Me hice devoto de la saga desde su debut. Raiders of the Lost Ark fue para mí un clásico instantáneo del género, uno de mis favoritos: era la perfecta mezcla de Gunga Din con Terry y los piratas, protagonizada por el héroe perfecto. Que quede claro: un héroe sólo es ‘perfecto’ -esto es, para la aventura que protagoniza- en tanto posea la justa proporción de fallas humanas. ¿Cuál sería la gracia de un héroe sabelotodo y todopoderoso? (Esta es una de las razones por las que Superman me inspira tan poco.) Pero Indiana Jones es deliciosamente falible: pagado de sí mismo, atolondrado y fóbico, sus triunfos se valoran precisamente porque le demandan elevarse por encima de sus muy comunes miserias.

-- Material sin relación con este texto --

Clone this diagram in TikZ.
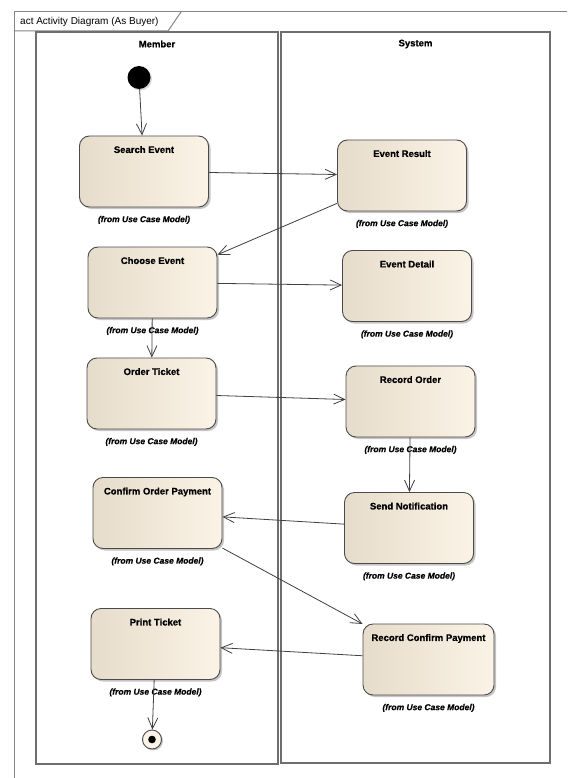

Un cuarto de siglo después de aquel goce inicial, he llegado a un tramo de mi existencia en que puedo apropiarme de la inolvidable frase de Indiana en Raiders: yo también prefiero pensar mi vida en términos de millaje, antes que de edad. Esta noche me juntaré con mis hijas, con mi amiga Miriam y con sus propias hijas (Bruno, el hijo que está en camino, escuchará por primera vez la música de John Williams desde el vientre de su madre), para disfrutar en cofradía del esperado regreso de Indiana Jones.
Mañana les cuento si salimos enteros.